GR 175410; (November, 2014) (Digest)
G.R. No. 175410 November 12, 2014
SMI-ED PHILIPPINES TECHNOLOGY, INC., Petitioner, vs. COMMISSIONER OF INTERNAL REVENUE, Respondent.
FACTS
Petitioner SMI-Ed Philippines Technology, Inc. is a Philippine Economic Zone Authority (PEZA)-registered corporation authorized to engage in manufacturing. After registration, it constructed buildings and purchased machineries but failed to commence operations. It temporarily closed its factory and later sold its properties to another PEZA-registered enterprise. Petitioner was subsequently dissolved. In its quarterly income tax return for the year 2000, petitioner subjected the entire gross sales from the property sale to the 5% preferential tax rate for PEZA-registered corporations and paid taxes amounting to ₱44,677,500.00. It then filed an administrative claim for refund of this amount with the Bureau of Internal Revenue (BIR), alleging erroneous payment. The BIR did not act on the claim, prompting petitioner to file a petition for review before the Court of Tax Appeals (CTA).

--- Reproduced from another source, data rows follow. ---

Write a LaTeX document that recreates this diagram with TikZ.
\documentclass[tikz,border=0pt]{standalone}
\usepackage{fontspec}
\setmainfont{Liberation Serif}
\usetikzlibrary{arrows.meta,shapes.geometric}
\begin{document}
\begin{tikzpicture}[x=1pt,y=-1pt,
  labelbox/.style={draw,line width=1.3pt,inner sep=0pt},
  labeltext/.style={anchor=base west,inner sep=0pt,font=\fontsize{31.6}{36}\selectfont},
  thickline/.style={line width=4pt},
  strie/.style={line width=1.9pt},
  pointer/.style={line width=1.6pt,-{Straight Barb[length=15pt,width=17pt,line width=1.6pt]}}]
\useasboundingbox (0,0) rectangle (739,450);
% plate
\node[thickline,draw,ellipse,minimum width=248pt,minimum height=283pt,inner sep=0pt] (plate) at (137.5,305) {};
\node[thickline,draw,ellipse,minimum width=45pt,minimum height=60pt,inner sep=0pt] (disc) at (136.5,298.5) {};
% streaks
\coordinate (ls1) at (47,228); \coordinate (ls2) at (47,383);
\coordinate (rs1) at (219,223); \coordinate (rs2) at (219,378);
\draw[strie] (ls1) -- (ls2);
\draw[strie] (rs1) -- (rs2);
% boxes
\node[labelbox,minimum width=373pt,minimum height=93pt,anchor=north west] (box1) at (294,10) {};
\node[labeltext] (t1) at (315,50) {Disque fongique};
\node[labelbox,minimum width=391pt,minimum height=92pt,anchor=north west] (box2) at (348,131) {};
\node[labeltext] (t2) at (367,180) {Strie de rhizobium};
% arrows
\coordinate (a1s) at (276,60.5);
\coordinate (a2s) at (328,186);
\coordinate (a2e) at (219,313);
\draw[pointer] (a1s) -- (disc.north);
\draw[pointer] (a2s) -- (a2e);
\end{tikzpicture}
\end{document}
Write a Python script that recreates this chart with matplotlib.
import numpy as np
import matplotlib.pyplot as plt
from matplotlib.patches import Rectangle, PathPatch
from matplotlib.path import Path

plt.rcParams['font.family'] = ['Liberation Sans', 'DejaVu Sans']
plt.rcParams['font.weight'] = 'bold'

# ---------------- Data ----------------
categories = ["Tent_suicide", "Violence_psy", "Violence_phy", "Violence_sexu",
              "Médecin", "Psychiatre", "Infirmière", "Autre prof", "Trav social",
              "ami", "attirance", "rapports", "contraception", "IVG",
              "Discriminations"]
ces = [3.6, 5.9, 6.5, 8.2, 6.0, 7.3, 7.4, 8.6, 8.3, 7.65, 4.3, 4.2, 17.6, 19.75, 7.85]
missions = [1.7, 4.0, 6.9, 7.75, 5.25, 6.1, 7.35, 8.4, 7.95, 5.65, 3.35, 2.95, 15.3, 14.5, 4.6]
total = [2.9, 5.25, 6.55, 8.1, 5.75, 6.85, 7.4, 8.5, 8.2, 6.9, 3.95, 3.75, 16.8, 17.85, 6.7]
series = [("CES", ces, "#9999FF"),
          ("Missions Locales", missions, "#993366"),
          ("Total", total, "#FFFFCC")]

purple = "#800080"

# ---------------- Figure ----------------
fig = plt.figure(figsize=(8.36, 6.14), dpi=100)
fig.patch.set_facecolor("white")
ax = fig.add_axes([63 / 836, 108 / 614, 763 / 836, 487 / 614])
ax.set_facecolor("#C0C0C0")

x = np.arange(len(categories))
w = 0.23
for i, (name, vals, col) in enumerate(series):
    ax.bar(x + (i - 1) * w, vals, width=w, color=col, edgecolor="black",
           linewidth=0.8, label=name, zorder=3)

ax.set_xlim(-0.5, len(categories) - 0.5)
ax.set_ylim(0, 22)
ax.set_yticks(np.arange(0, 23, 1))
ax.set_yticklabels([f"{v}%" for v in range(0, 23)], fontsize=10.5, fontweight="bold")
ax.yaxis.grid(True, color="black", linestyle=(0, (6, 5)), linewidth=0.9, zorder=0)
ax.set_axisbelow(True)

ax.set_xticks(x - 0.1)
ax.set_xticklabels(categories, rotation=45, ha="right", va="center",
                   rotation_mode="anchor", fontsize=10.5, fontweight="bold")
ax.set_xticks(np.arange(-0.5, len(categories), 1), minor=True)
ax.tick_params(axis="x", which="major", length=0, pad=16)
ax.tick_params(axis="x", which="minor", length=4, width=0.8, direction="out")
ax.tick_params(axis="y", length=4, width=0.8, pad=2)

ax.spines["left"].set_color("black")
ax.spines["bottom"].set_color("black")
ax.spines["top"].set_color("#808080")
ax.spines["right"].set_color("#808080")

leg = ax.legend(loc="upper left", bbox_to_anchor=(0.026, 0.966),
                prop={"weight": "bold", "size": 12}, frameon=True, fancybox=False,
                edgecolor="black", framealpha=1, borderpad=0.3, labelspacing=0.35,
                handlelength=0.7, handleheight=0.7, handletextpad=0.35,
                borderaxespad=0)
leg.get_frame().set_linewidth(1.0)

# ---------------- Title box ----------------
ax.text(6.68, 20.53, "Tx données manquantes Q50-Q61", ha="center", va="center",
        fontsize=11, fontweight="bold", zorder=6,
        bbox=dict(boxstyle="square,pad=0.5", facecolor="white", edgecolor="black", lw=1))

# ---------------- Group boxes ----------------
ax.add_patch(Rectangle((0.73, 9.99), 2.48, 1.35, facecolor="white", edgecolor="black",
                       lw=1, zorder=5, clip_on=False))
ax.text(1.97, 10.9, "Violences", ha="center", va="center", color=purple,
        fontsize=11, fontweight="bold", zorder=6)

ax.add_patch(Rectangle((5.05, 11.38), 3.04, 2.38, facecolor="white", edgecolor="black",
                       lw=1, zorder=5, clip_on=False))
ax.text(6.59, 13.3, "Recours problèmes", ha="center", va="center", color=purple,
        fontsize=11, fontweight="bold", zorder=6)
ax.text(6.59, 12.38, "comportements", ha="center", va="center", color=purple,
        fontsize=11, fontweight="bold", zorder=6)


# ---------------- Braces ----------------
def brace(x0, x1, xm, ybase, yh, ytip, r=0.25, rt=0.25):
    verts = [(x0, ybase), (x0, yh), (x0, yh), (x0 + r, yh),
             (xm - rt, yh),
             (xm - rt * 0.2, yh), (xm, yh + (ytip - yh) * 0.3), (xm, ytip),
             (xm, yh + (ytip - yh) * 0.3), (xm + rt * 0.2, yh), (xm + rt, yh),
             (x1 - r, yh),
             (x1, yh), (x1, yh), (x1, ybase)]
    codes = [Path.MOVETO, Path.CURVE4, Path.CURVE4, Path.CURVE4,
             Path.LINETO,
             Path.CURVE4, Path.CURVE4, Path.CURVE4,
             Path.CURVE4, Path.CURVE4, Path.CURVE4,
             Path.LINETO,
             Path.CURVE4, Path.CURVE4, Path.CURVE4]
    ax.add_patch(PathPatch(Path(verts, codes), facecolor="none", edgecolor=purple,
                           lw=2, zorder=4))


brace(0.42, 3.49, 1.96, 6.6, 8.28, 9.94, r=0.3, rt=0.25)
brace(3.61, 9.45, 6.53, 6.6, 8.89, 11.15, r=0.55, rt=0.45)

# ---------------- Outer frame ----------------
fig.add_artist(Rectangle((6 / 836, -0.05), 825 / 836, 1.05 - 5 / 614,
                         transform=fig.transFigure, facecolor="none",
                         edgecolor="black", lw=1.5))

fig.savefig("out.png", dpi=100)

The CTA Second Division denied the claim for refund. It found that petitioner, having never commenced operations, was not entitled to PEZA tax incentives, making the 5% tax payment erroneous. The CTA further determined that the sold properties were capital assets and, in resolving the refund claim, held that the sale was subject to the 6% capital gains tax under the National Internal Revenue Code, resulting in a higher tax liability. The CTA En Banc affirmed this decision. Petitioner appealed to the Supreme Court, arguing that the CTA acted beyond its jurisdiction by making a tax assessment in the first instance and that it erred in applying the 6% capital gains tax to the sale of machineries and equipment.
ISSUE
1. Whether the Court of Tax Appeals acted beyond its jurisdiction by determining petitioner’s liability for capital gains tax in the context of a refund claim.
2. Whether the machineries and equipment sold by petitioner are subject to the 6% capital gains tax under Section 27(D)(5) of the National Internal Revenue Code.
RULING
1. On Jurisdiction: The Supreme Court ruled that the CTA did not act beyond its jurisdiction. The determination of the proper tax liability was not an assessment but was incidental to the resolution of the claim for refund. In an action for refund of taxes allegedly erroneously paid, the CTA may determine the correct tax due to ascertain whether the taxpayer is entitled to a refund or is still liable for a deficiency. This is within the CTA’s appellate jurisdiction to review decisions involving refunds of internal revenue taxes.
2. On Tax Liability: The Supreme Court ruled that a PEZA-registered corporation that has never commenced operations is not entitled to the tax incentives and preferential rates granted to PEZA-registered enterprises. Such a corporation is subject to ordinary tax rates under the National Internal Revenue Code. Furthermore, the Court held that the 6% capital gains tax under Section 27(D)(5) applies only to the sale of lands and/or buildings by domestic corporations, and not to the sale of machineries and equipment. Therefore, only the portion of the sale attributable to buildings was correctly subject to the 6% capital gains tax. The case was remanded to the CTA for the proper computation of petitioner’s tax liability and the corresponding refund, if any.